At one time, 10% of all the coal arriving in London came from the area over which I was gazing.

It is a far more rural outlook today. The towns and villages don’t quite exude prosperity – but nor do they appear grindingly poor. The Clay Cross Company, which owned nearly all the industry in these parts from Victorian times only ceased to exist in 1998 – although as a shadow of its former self, post coal nationalisation. But the continued existence of these communities is almost certainly only possible as commuter dormitories.

But the minor roads connecting the villages and towns are those that my mother loved. Their rises and falls, switchbacks around barns, curves beside the grander house’s perimeter walls, and drops to the side of reservoirs are, beyond doubt, the ones over which my mother rolled.

But, although in large part that area formed my mother, and provided a living for her family for some 30 years, they always considered themselves outsiders – migrants from their native North Wales. The Ceriog valley, in Denbigshire provided the fixed point in their identity – when they left Derbyshire, they scarcely ever returned. My brothers and I spent countless holidays in Wales – but had hardly visited Derbyshire before last week.

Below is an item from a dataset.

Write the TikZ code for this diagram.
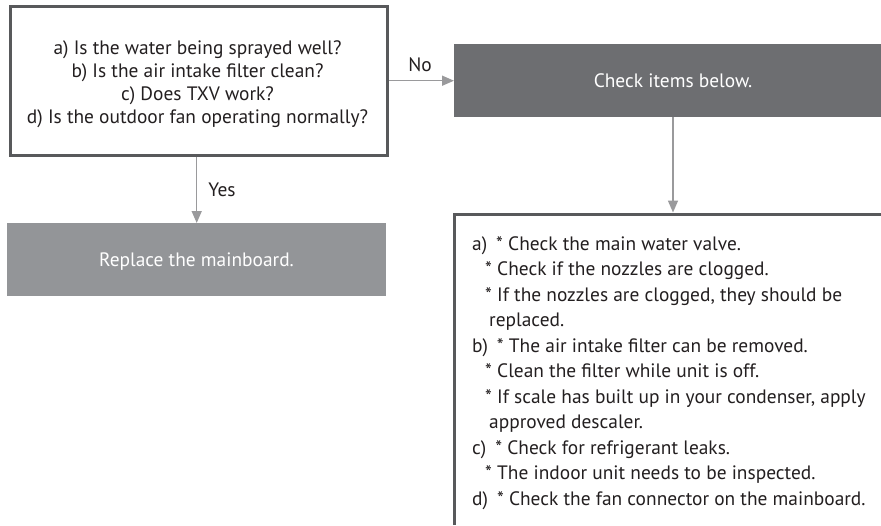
\documentclass[tikz,border=0pt]{standalone}
\usepackage{fontspec}
\setmainfont{PT Sans}
\usetikzlibrary{arrows.meta}
\definecolor{bordc}{HTML}{58595B}
\definecolor{arrc}{HTML}{9A9A9C}
\definecolor{darkfill}{HTML}{6D6E71}
\definecolor{lightfill}{HTML}{939598}
\definecolor{txt}{HTML}{231F20}
\newcommand{\dfont}{\fontsize{19.4}{23}\selectfont}
\tikzset{
  qbox/.style={draw=bordc, line width=3pt, fill=white},
  conn/.style={draw=arrc, line width=1.5pt, -{Triangle[length=12pt,width=10pt]}},
  lbl/.style={text=txt, font=\dfont, inner sep=0pt, anchor=base},
  wlbl/.style={text=white, font=\dfont, inner sep=0pt, anchor=base},
  item/.style={text=txt, font=\dfont, inner sep=0pt, anchor=base west},
}
\begin{document}
\begin{tikzpicture}[x=1pt,y=-1pt]
\useasboundingbox (0,0) rectangle (881,525);
\fill[white] (0,0) rectangle (881,525);
% question box
\node[qbox, minimum width=377pt, minimum height=149pt, anchor=north west] (q) at (9,5) {};
\node[lbl] (q1) at (197.5,54) {a) Is the water being sprayed well?};
\node[lbl] (q2) at (197.5,77) {b) Is the air intake filter clean?};
\node[lbl] (q3) at (197.5,100) {c) Does TXV work?};
\node[lbl] (q4) at (197.5,123) {d) Is the outdoor fan operating normally?};
% check box
\fill[darkfill] (454,44) rectangle (881,117);
\node[inner sep=0pt, minimum width=427pt, minimum height=73pt, anchor=north west] (c) at (454,44) {};
\node[wlbl] (ct) at (673,87) {Check items below.};
% replace box
\node[fill=lightfill, minimum width=379pt, minimum height=73pt, anchor=north west, inner sep=0pt] (r) at (7,223) {};
\node[wlbl] (rt) at (196.5,266) {Replace the mainboard.};
% items box (only left and top edges visible)
\coordinate (bl) at (454,525);
\coordinate (tl) at (454,214);
\coordinate (tr) at (881,214);
\draw[bordc, line width=3pt] (bl) -- (tl) -- (tr);
\coordinate (itop) at (673,212.5);
% connectors
\coordinate (qn) at (q.east |- c.west);
\draw[conn] (qn) -- (c.west);
\node[lbl] (no) at (420,71) {No};
\draw[conn] (q.south -| r.north) -- (r.north);
\node[lbl] (yes) at (222,196) {Yes};
\draw[conn] (c.south -| itop) -- (itop);
% items
\node[item] (l1) at (472,250) {a)\hspace{9pt}* Check the main water valve.};
\node[item] (l2) at (485,275.5) {* Check if the nozzles are clogged.};
\node[item] (l3) at (485,301) {* If the nozzles are clogged, they should be};
\node[item] (l4) at (489,326.5) {replaced.};
\node[item] (l5) at (472,352) {b)\hspace{9pt}* The air intake filter can be removed.};
\node[item] (l6) at (485,377.5) {* Clean the filter while unit is off.};
\node[item] (l7) at (485,403) {* If scale has built up in your condenser, apply};
\node[item] (l8) at (489,428.5) {approved descaler.};
\node[item] (l9) at (472,454) {c)\hspace{9pt}* Check for refrigerant leaks.};
\node[item] (l10) at (485,479.5) {* The indoor unit needs to be inspected.};
\node[item] (l11) at (472,505) {d)\hspace{9pt}* Check the fan connector on the mainboard.};
\end{tikzpicture}
\end{document}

Criss-crossing these roads one sunny morning, I would have loved to have believed that somehow they took me closer to her. But while I don’t entertain fantasies that her spirit is somehow abroad in the world, I have no doubt that it lives within me. And for so long as I am able to pedal among fields, and dry stone walls, to battle uphill and to fly downhill, I know that it is her who has taken me there. And if occasionally, I need to retrace her pedal strokes to be reminded of that, it is good a way to remember her as I can imagine.